Research shows that even having your phone visible (but not in use) reduces comprehension. Out of sight, out of mind.
Read at Optimal Times
Your reading efficiency varies throughout the day based on your circadian rhythm and mental energy. Most people read most effectively in the morning or early afternoon.
Identify your peak reading times and protect them for your most important reading.
Take Strategic Notes
Taking notes while reading slows you down in the moment but dramatically improves long-term retention. The key is to take sparse, targeted notes rather than trying to capture everything.
Focus on:
- Key concepts and frameworks
- Surprising insights
- Actionable takeaways
- Questions the reading raises
Use the Preview-Read-Review Method
- Preview: Skim the material to get an overview (2-3 minutes)
- Read: Read carefully with full attention (main time investment)

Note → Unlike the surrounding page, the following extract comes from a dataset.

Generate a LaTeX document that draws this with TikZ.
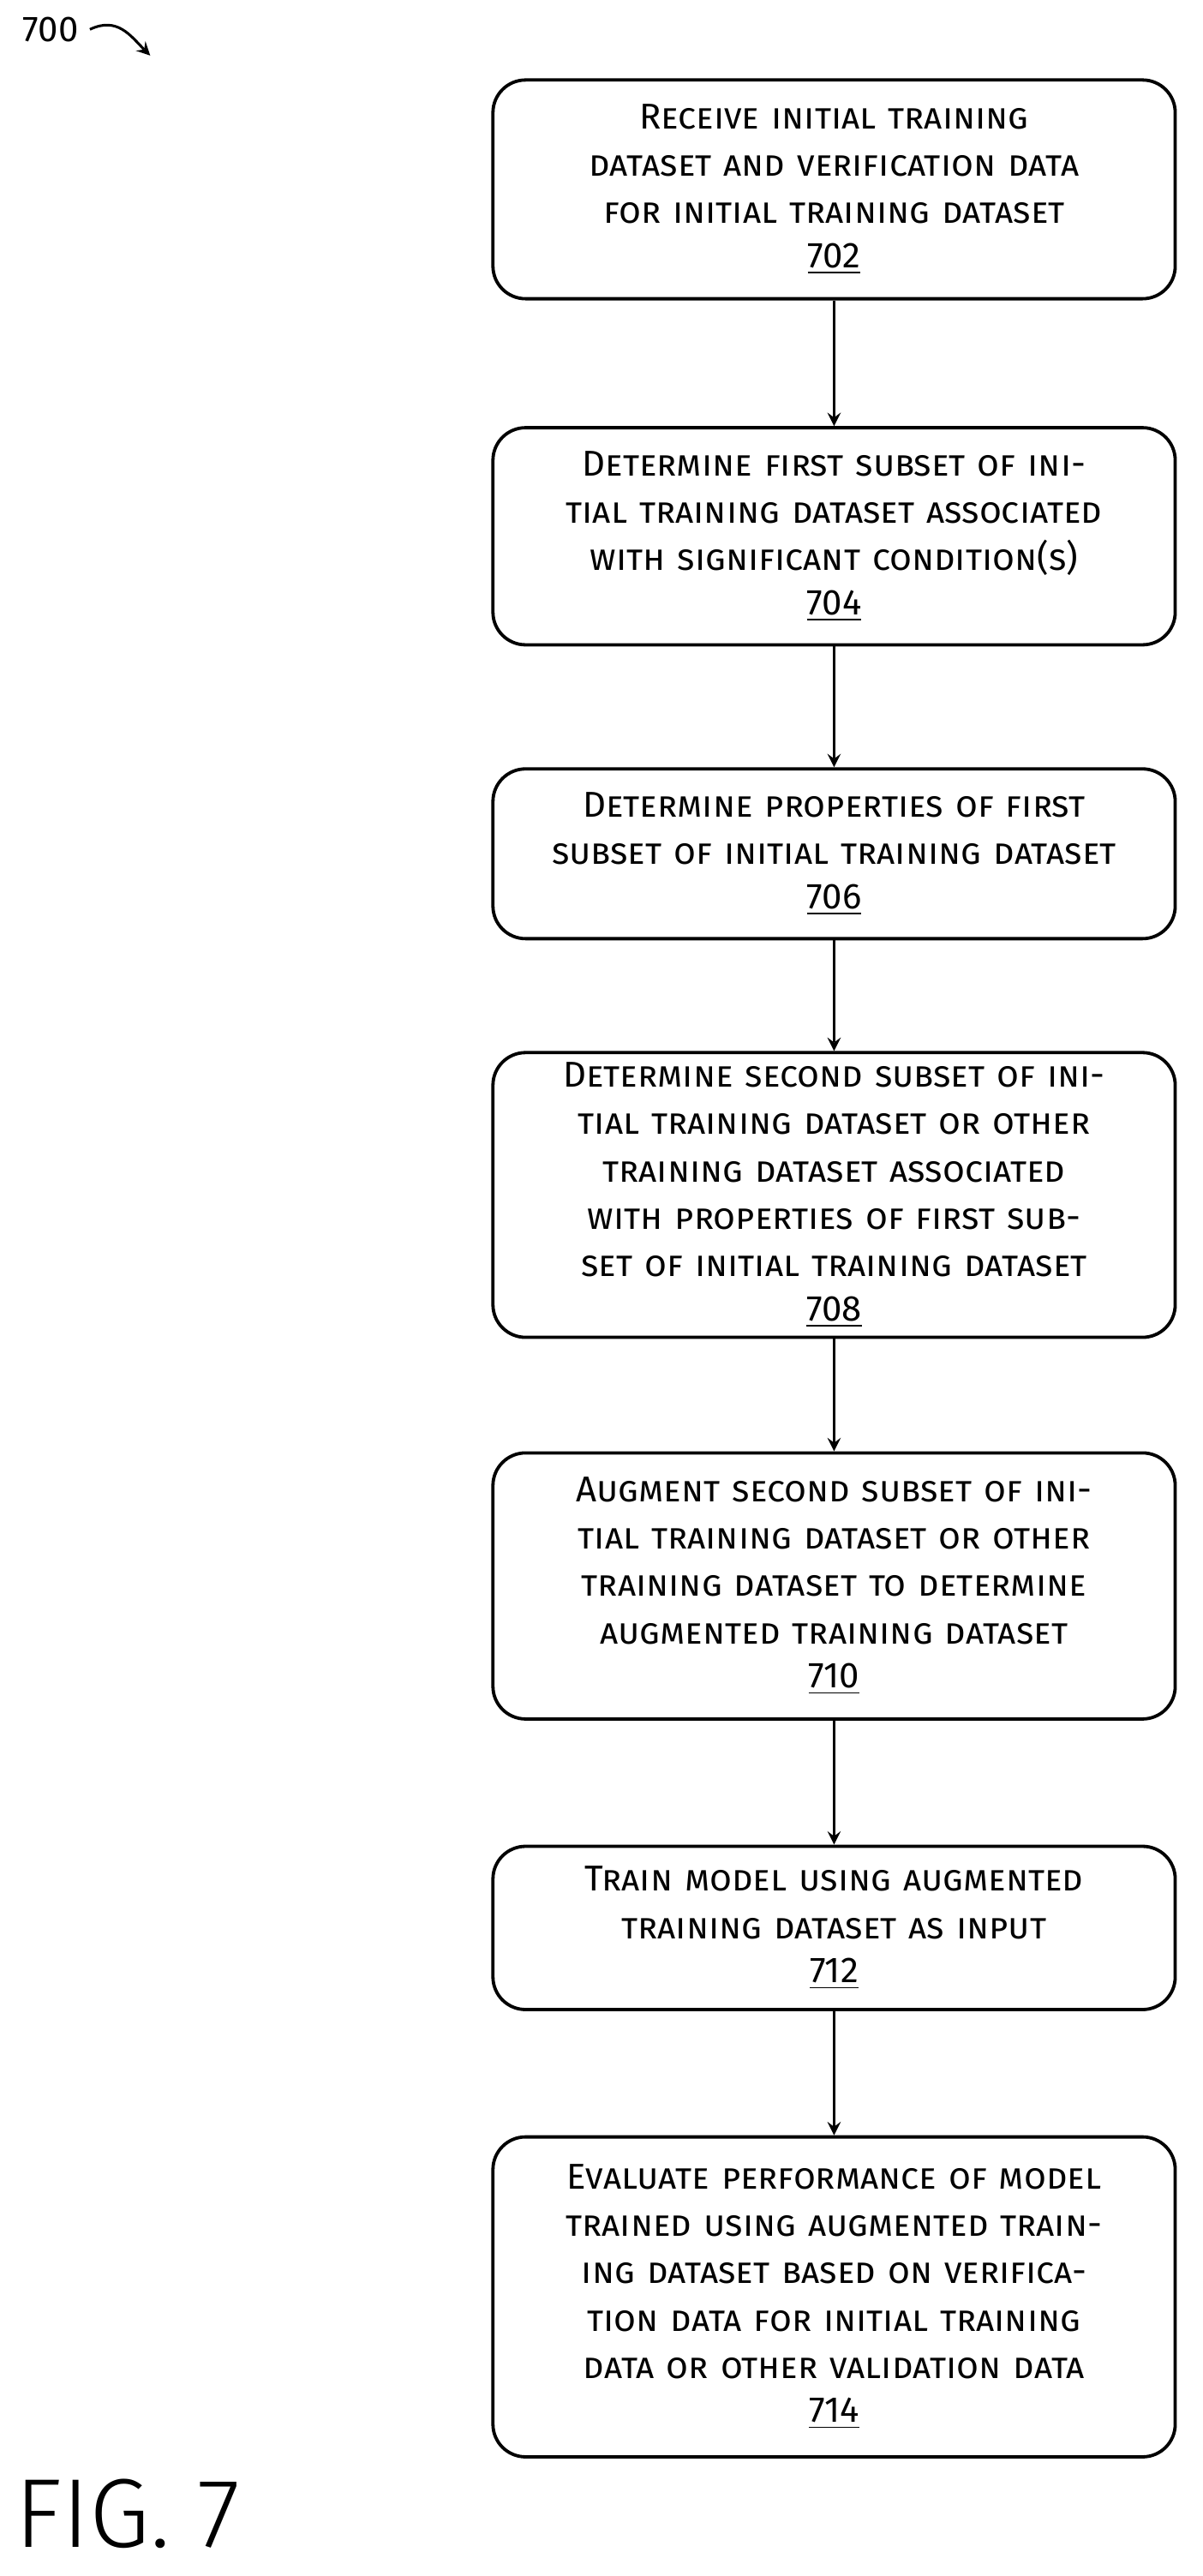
\documentclass[tikz,border=0pt]{standalone}
\usepackage{fontspec}
\setmainfont{Fira Sans}[Letters=SmallCaps]
\newfontfamily\figfont{Fira Sans Light}
\newfontfamily\numfont{Fira Sans}
\usetikzlibrary{positioning}
\tikzset{
  flowstep/.style={draw, line width=1pt, rounded corners=10pt, text width=196pt,
    align=center, minimum width=209pt, inner sep=3pt, font=\fontsize{11}{14.5}\selectfont},
  flow/.style={-stealth, line width=0.8pt}
}
\newcommand{\stepnum}[1]{\\[-1pt]{\numfont\underline{#1}}}
\begin{document}
\begin{tikzpicture}[x=0.5pt,y=-0.5pt]
\useasboundingbox (0,0) rectangle (737,1578);

\node[flowstep, minimum height=67pt] (s702) at (511,116) {Receive initial training dataset and verification data for initial training dataset\stepnum{702}};
\node[flowstep, minimum height=66.5pt] (s704) at (511,328.5) {Determine first subset of initial training dataset associated with significant condition(s)\stepnum{704}};
\node[flowstep, minimum height=52pt] (s706) at (511,523) {Determine properties of first subset of initial training dataset\stepnum{706}};
\node[flowstep, minimum height=81pt] (s708) at (511,732) {Determine second subset of initial training dataset or other training dataset associated with properties of first subset of initial training dataset\stepnum{708}};
\node[flowstep, minimum height=81.5pt] (s710) at (511,971.5) {Augment second subset of initial training dataset or other training dataset to determine augmented training dataset\stepnum{710}};
\node[flowstep, minimum height=50pt] (s712) at (511,1181) {Train model using augmented training dataset as input\stepnum{712}};
\node[flowstep, minimum height=98pt] (s714) at (511,1407) {Evaluate performance of model trained using augmented training dataset based on verification data for initial training data or other validation data\stepnum{714}};

\draw[flow] (s702) -- (s704);
\draw[flow] (s704) -- (s706);
\draw[flow] (s706) -- (s708);
\draw[flow] (s708) -- (s710);
\draw[flow] (s710) -- (s712);
\draw[flow] (s712) -- (s714);

% figure labels
\node[font=\numfont\fontsize{11}{13}\selectfont] (ref700) at (31,18) {700};
\coordinate (ref700end) at (92,34);
\draw[-stealth, line width=0.8pt] (ref700.east) .. controls (72,10) and (80,22) .. (ref700end);
\node[font=\figfont\fontsize{30}{32}\selectfont, anchor=west] (fig) at (2,1540) {FIG. 7};
\end{tikzpicture}
\end{document}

- Review: Immediately after reading, spend 5 minutes reviewing your notes and summarizing key points This three-step process significantly improves retention compared to reading alone.
Frequently Asked Questions
Can anyone learn to speed read?
You can learn to read somewhat faster through practice and technique refinement—perhaps increasing from 250 to 350 words per minute. But claims of reading 1,000+ words per minute with full comprehension are not supported by scientific evidence. There's a fundamental trade-off between speed and comprehension.